About Time readers need Nudeln in their lives. Clean-eating can go to hell – these utterly delicious balls of joy are what you need after a day of feeling the burn, or sitting shivering on ski lifts. This South Tyrolean delicacy is essentially a succulent spherical bread dumpling stuffed with speck (ham,) cheese, vegetables, or even fruit or chocolate, often fried in brown sugar to give an extra crispy, decadent touch. The perfect post-blizzard comfort food.
4. It’s beautiful
The region’s colossal white peaks and cyan lakes are so dramatically stunning that they’re constantly being used as the backdrop for filming – recent examples include Everest and Spectre.
5. You can take part in a wine-crawl on skis (for just €35)
I’ve personally always found Dutch courage really boosts my skiing ability. If you’re like me, or just really fancy a booze-orientated challenge, the Glacier Wine Rally will be up your street.
It involves tasting seven (delicious) regional wines and cheeses dispersed across seven different mountain huts across the South Tyrolean resorts of Val Senales and Schnalstal. To get involved, you pay €35 for a ticket, grab a map and navigate your way on skis. Depending on how quickly you complete the route, things could get pretty wobbly by the end.
6. There’s more space on the slopes
If you’ve only ever skied in France, the slopes of South Tyrol’s resorts will feel far less crowded. Targeted to more of a niche crowd, the footfall tends to be much lower than the commercialised resorts favoured by university ski trips and ski seasoners. It’s such a treat not to have to queue for lifts, to not have to worry about getting tangled up in a ski school conga line or get constantly clipped by people bombing past you and competing for space (sorry snowboarders…).
7. You can rub shoulders with a local hero
Not many people can claim to have started a local currency, befriended Michael Jackson, and earned the right to call themselves “the president of the free state” of their humble mountain hometown. But Paul Hanny can.
Hanny has a Chuck Norris-like status in the South Tyrolean ski town of Sulden. He sponsors local kids to continue their education, he’s introduced Nepalese yaks the area to boost tourism, and he created a currency that can only be found and spent in Solden (Brixton pound-style), collaborating with local artists, and throwing in a picture of him and his mates on one side, illustrations depicting myths about Sulden on the other.
You’re bound to see him in one of Sulden’s few restaurants, and he’s more than happy to have a chat with interested parties about his crazy life so far (he doesn’t speak much English, so make sure your GCSE German is on point).
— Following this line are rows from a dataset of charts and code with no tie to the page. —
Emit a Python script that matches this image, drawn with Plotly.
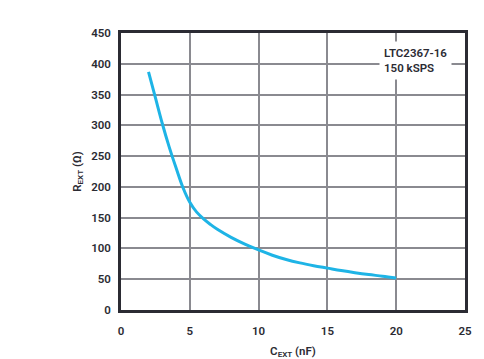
import plotly.graph_objects as go

c_ext = [2, 2.5, 3, 3.5, 4, 4.5, 5, 5.5, 6, 6.5, 7, 8, 9, 10, 11, 12, 13, 14, 15, 16, 17, 18, 19, 20]
r_ext = [387, 345, 303, 265, 231, 199, 175, 159, 148, 139, 131, 118, 107, 97.5, 89, 82, 76.5, 72, 68, 64, 60.5, 57.5, 55, 52]

x_ticks = [0, 5, 10, 15, 20, 25]
y_ticks = [0, 50, 100, 150, 200, 250, 300, 350, 400, 450]

FONT = "Roboto"
DARK = "#2b2b33"
GRID = "#8a8a90"
TXT = dict(family=FONT, size=11.5, color=DARK, weight=600)

fig = go.Figure()
fig.add_trace(go.Scatter(
    x=c_ext, y=r_ext, mode="lines",
    line=dict(color="#1eb4e6", width=3, shape="spline", smoothing=1.0),
    showlegend=False, hoverinfo="skip",
))

fig.add_annotation(
    x=21.4, y=406, xref="x", yref="y",
    text="LTC2367-16<br>150 kSPS", showarrow=False, align="left",
    font=TXT, bgcolor="white", borderpad=4,
)

# the page body adds an 8px offset; the figure is sized to fill the rest
fig.update_layout(
    width=476, height=351,
    margin=dict(l=113, r=19, t=25, b=49),
    paper_bgcolor="white", plot_bgcolor="white",
    font=dict(family=FONT, size=11.5, color=DARK),
    xaxis=dict(
        range=[0, 25], tickvals=x_ticks, showgrid=True, gridcolor=GRID, gridwidth=1.5,
        showline=True, linecolor=DARK, linewidth=2.5, mirror=True, zeroline=False,
        ticks="", ticklabelstandoff=8, automargin=False, tickfont=TXT,
        title=dict(text="C<sub>EXT</sub> (nF)", standoff=14, font=TXT),
    ),
    yaxis=dict(
        range=[0, 450], tickvals=y_ticks, showgrid=True, gridcolor=GRID, gridwidth=1.5,
        showline=True, linecolor=DARK, linewidth=2.5, mirror=True, zeroline=False,
        ticks="", ticklabelstandoff=5, automargin=False, tickfont=TXT,
        title=dict(text="R<sub>EXT</sub> (Ω)", standoff=8, font=TXT),
    ),
)

fig.write_html("out.html")
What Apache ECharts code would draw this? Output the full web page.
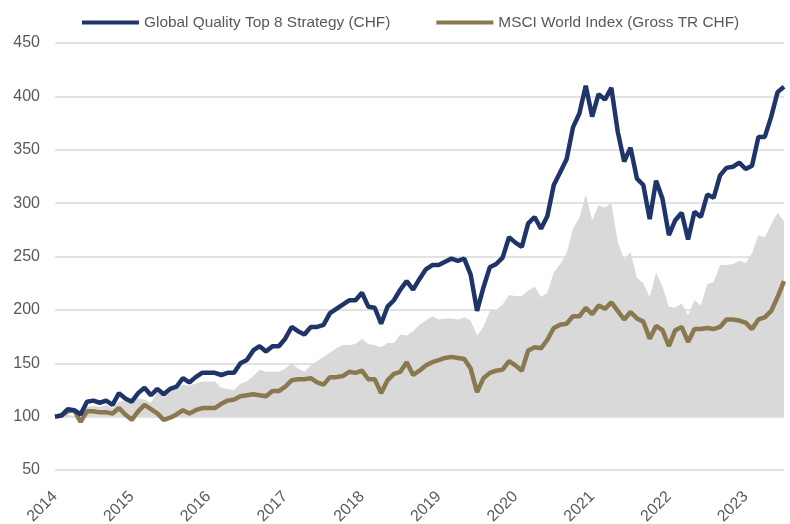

One of the most inspiring and unassuming people I’ve ever met, he makes a great dinner companion, and it’s obvious why Michael Jackson took such a shine to him.
8. You can ski there in the summer!
The Senales Glacier is open for skiing from September until the end of June – an ideal break from city summer heat. Having guaranteed snow coverage before most resorts have even dusted down their piste poles also means you can take a trip in autumn and avoid peak flight prices.
9. It’s home to Michelin-starred cuisine
Home to more Michelin-starred restaurants than any other Italian region – 23 stars across 20 restaurants – foodies like us are spoilt for choice in South Tyrol. For contemporary elegance and antler-themed decor, there’s the double-starred St Hubertus at the Rosa Alpina Hotel and Spa. Set in the resort of San Cassiano, its ingenious menu offers delicate colourful plates, including lightly-smoked eel with cauliflower foam and black walnuts, and stuffed ravioli with chard, sardines and bacon foam.
10. It’s home to fascinating fusion culture
South Tyrol’s history…it’s complicated. It’s an Italian province, yet 69 per cent of South Tyroleans consider themselves German, and 4.5 per cent speak Ladin as their native language (a Neo-Latin tongue). Road signs are in all three languages, and despite a turbulent history, the province’s different cultures now coexist peacefully. The result is a rich distinctive culture that melds the best of all three and runs throughout its culinary scene, architecture and character. If you’re looking for more than just decent snow, exploring South Tyrol’s complex identity is an enlightening experience.